April 7: Food inflation, which measures the pace of rise of agri-commodities fell to four-month low at 9.18 per cent for the week ended on March 26. However, economists don’t expect the food inflation to moderate significantly in the coming days.
All eyes are now on overall inflation data for the month of March, which will come out next week. Some economists believe that inflation will not come down to 8 per cent as targeted by the RBI for March. In the past the apex bank has been forced to revise the inflation target several times. Last month RBI had raised its projection for inflation for the March end to 8 per cent from its earlier estimate of 7 per cent.

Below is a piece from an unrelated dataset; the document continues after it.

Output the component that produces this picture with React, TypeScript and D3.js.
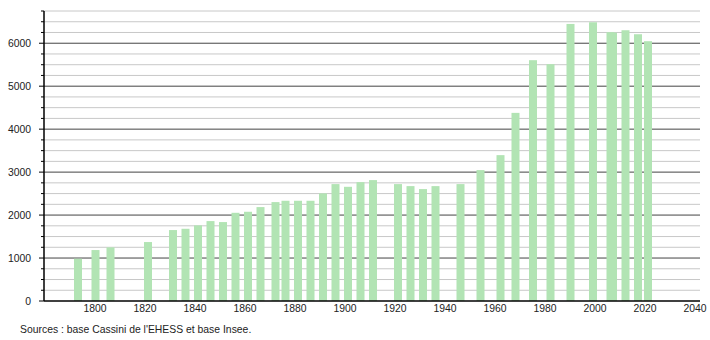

The overall inflation was at 8.31 per cent in February.
The apex bank has indicated that it will not accept high inflation in the country which will mean that it could turn more hawkish in its next policy review. Earlier this week, the RBI deputy governor, Dr Subir Gokarn, had said the central bank cannot afford to be slack on inflation merely because it is coming from a certain set of factors. He added that the challenge for RBI was to ensure that these supply-side factors did not spill over into more generalised inflation.
“I expect the inflation to be at 8.9 per cent in March much above the RBI target,” said Dr Rupa Rege Nitsure, chief economist, Bank of Baroda. She said that in 2011, the RBI may go for three more hikes of 0.25 per cent each. She said that currently the pressure on food prices are coming from vegetables and fruits.